Carreira, Cultura organizacional, Gestão de pessoas, Liderança, Saúde mental

Um canteiro de olhos e ouvidos

A inteligência coletiva de que precisamos para navegar na incerteza é um animal arisco, que só faz ninho em ambiente seguro
É sócio da RIA, empresa especializada em construir segurança psicológica em equipes. Criador do PlayGrounded, a Ginástica do Humor, é jornalista (Folha de S.Paulo, Veja, Superinteressante e Vida Simples), foi sócio da consultoria Origami e consultor em branding. Ator e improvisador, integra o grupo Jogo da Cena.

Compartilhar:

Imagine uma empresa líder global de um dos negócios mais promissores em telecomunicações, com 40% do mercado mundial.

Escorada nesses resultados ridiculamente excelentes por anos, a alta liderança da empresa naturalmente se envaidece de sua competência em gerir o negócio. Aos poucos, o corpo de líderes se transforma em um clubinho coeso, de acesso restrito, cuja visão admirada raramente alguém desafia.

Questionamentos às escolhas estratégicas são recebidos com respostas desdenhosas para “focar na implementação”. Quem não consegue atender aos pedidos da liderança é tachado de “fracassado” e perde lugar na fila da promoção.

Aos poucos, os gerentes médios param de dar opinião.

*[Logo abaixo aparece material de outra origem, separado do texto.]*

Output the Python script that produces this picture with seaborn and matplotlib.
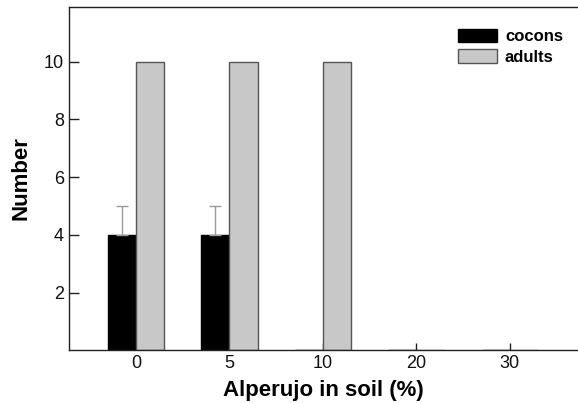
import matplotlib
matplotlib.use("Agg")
import matplotlib.pyplot as plt
import seaborn as sns
import pandas as pd
import numpy as np

categories = ["0", "5", "10", "20", "30"]
cocons = [4, 4, 0, 0, 0]
adults = [10, 10, 10, 0, 0]
cocons_err = [1, 1, 0, 0, 0]
series = ["cocons", "adults"]
yticks = [2, 4, 6, 8, 10]

sns.set_theme(style="ticks")
plt.rcParams['font.family'] = ['Liberation Sans', 'DejaVu Sans']
plt.rcParams['text.color'] = '#000000'

df = pd.DataFrame({
    "cat": categories * 2,
    "val": cocons + adults,
    "series": ["cocons"] * len(categories) + ["adults"] * len(categories),
})

fig = plt.figure(figsize=(5.78, 4.03), dpi=100)
ax = fig.add_axes([0.119, 0.131, 0.881, 0.852])

palette = {"cocons": "#000000", "adults": "#c8c8c8"}
sns.barplot(data=df, x="cat", y="val", hue="series", hue_order=series,
            order=categories, palette=palette, width=0.6, ax=ax,
            errorbar=None, saturation=1, linewidth=1.0)

n = len(categories)
bars = ax.patches[:2 * n]
for i, p in enumerate(bars):
    if i < n:
        p.set_edgecolor("#000000")
    else:
        p.set_edgecolor("#555555")

for i, p in enumerate(bars[:n]):
    if cocons_err[i] > 0:
        xc = p.get_x() + p.get_width() / 2
        ax.errorbar([xc], [cocons[i]], yerr=[[0], [cocons_err[i]]],
                    fmt="none", ecolor="#9a9a9a", elinewidth=1.0,
                    capsize=4, capthick=1.0)

ax.set_xlim(-0.72, 4.73)
ax.set_ylim(0, 11.9)
ax.set_yticks(yticks)
ax.tick_params(axis="both", direction="in", labelsize=13, colors="#222222",
               labelcolor="#111111")
ax.tick_params(axis="y", length=7, width=1)
ax.tick_params(axis="x", length=5, width=1)
for s in ["left", "bottom", "top"]:
    ax.spines[s].set_color("#222222")
    ax.spines[s].set_linewidth(1.0)
ax.spines["right"].set_visible(False)

ax.set_xlabel("Alperujo in soil (%)", fontsize=16, fontweight="bold", labelpad=6,
              color="#000000")
ax.set_ylabel("Number", fontsize=16, fontweight="bold", labelpad=9,
              color="#000000")

leg = ax.legend(loc="upper right", frameon=False, prop={"weight": "bold", "size": 12},
                handlelength=2.35, handleheight=0.85, handletextpad=0.45,
                labelspacing=0.3, bbox_to_anchor=(0.99, 0.965), borderaxespad=0.2)
for t in leg.get_texts():
    t.set_color("#000000")
leg.legend_handles[0].set_edgecolor("#000000")
leg.legend_handles[1].set_edgecolor("#555555")

fig.savefig("out.png", dpi=100)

Questionar o status quo? Nem pensar. O barco passa a ser guiado à base de medo.

Isolada na direção, com olhos fixos no retrovisor que reflete seu sucesso do passado, a liderança ignora os sinais e não percebe as curvas que se aproximam. Despreza novas tecnologias promissoras, desdenha das novidades da concorrência.

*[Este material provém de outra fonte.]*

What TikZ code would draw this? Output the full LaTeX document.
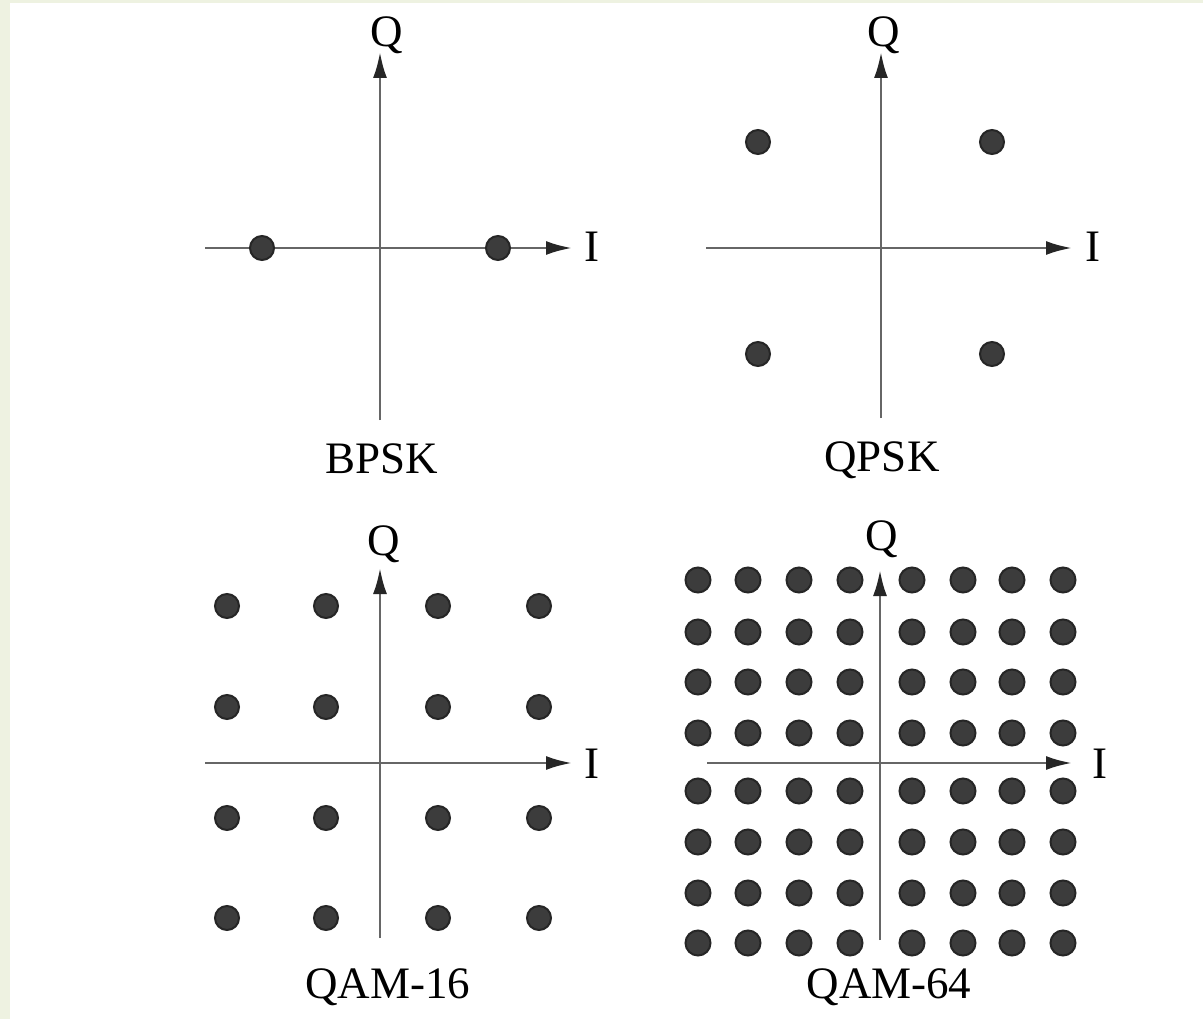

O desfecho é óbvio. Estamos falando de tecnologia, afinal de contas. A concorrência lança uma inovação que muda o jogo. Os líderes demoram a perceber que seu vagão desprendeu-se da locomotiva do futuro. Sua defasagem levará anos para ser reconquistada. Quando os maus resultados se repetem por mais de um ciclo, os investidores percebem que a empresa está atolada no passado. As ações perdem valor.

Ainda confiante no sucesso pregresso da alta liderança, o conselho atende a seus pedidos de investimentos. Mas a cultura que concentra as decisões no topo não dá conta do novo desafio e da complexidade do cenário atual, que muda o tempo todo.

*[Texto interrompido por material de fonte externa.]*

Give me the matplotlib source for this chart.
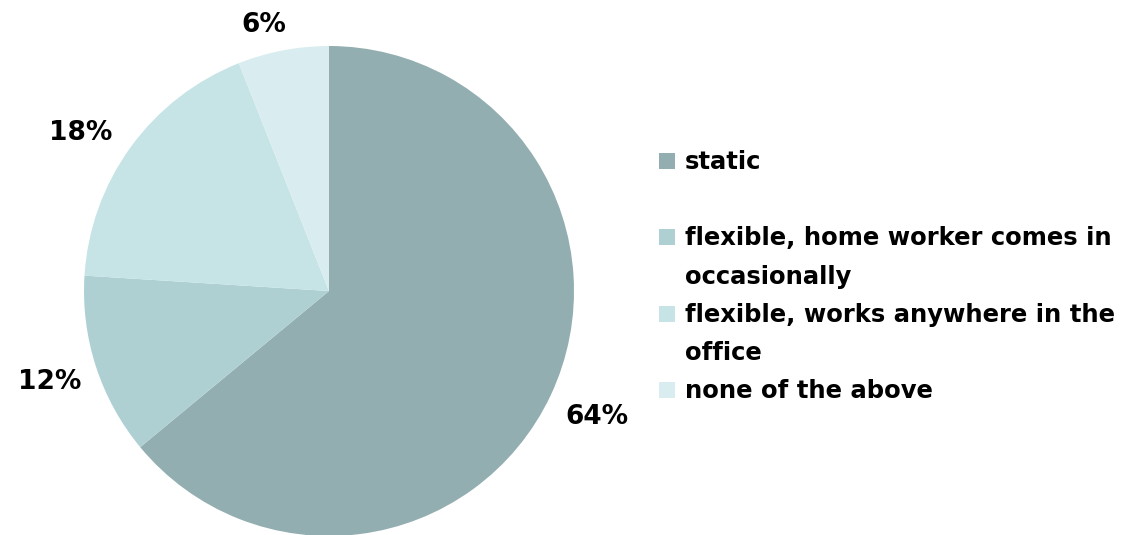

O plano estratégico tem a cara da década anterior: ciclos longos demais para um cenário tão inconstante e nenhum espaço para questionamentos. O foco, adivinhe, é na implementação.

Investimento alto, pouca receita. A empresa amarga seguidos prejuízos. Sua fatia do mercado é devorada em grandes nacos pela concorrência. Em cinco anos, praticamente desaparece. No ano seguinte, a divisão de telecomunicações da empresa, que até anteontem produzia os melhores itens do mercado, é vendida por uma pechincha.

### Até quando?

Já não é novidade para ninguém que vivemos um momento extremamente volátil e complexo. Também estamos carecas (eu estou, pelo menos) de saber que não há retorno para um passado previsível e seguro, se é que ele existiu. Para navegar nesse cenário, precisamos de todos os sensores ligados, precisamos da atenção de todos aos sinais. Precisamos de toda inteligência a que pudermos ter acesso.

Ditas assim, essas palavras soam como um disco riscado, figurinha do ano passado. Praticamente ninguém discorda.

Mas, sinceramente: com que frequência você vê seus líderes, pares ou colaboradores abrirem mão alegremente de suas opiniões ou visões para ouvirem honestamente as opiniões de outros? É comum que admitam que não sabem, não conhecem ou não têm muita competência em algum tema e peçam ajuda?

O momento pede que as respostas a essas perguntas sejam um “sim” sereno e até meio admirado pela questão, como se fosse um absurdo que alguém dissesse “não”. Mas minha experiência diz o contrário.

A inteligência coletiva de que tanto necessitamos é como um ecossistema delicado, composto de seres ariscos, que só fazem ninho e se reproduzem em ambientes seguros, onde vicejam o respeito à opinião alheia, a vulnerabilidade e o compromisso.

Em ambientes contaminados pela disputa de egos e pela autoproteção, a diversidade de ideias desaparece. Reina então solitário o líder que sabe todas as respostas, que não tem dúvidas, não erra e resiste ao diferente. As organizações que ainda dão ambiente propício a essa figura correm risco de extinção.

A liderança autoritária não convive bem com as incertezas. Para desentocá-la, vale lembrar constantemente que ninguém sabe todas as respostas de que precisamos. E que raramente os obstáculos do caminho podem ser vencidos reproduzindo o passado. Estamos em território desconhecido e nosso desafio é de aprendizagem. Essa consciência manterá os sabichões em seus lugares.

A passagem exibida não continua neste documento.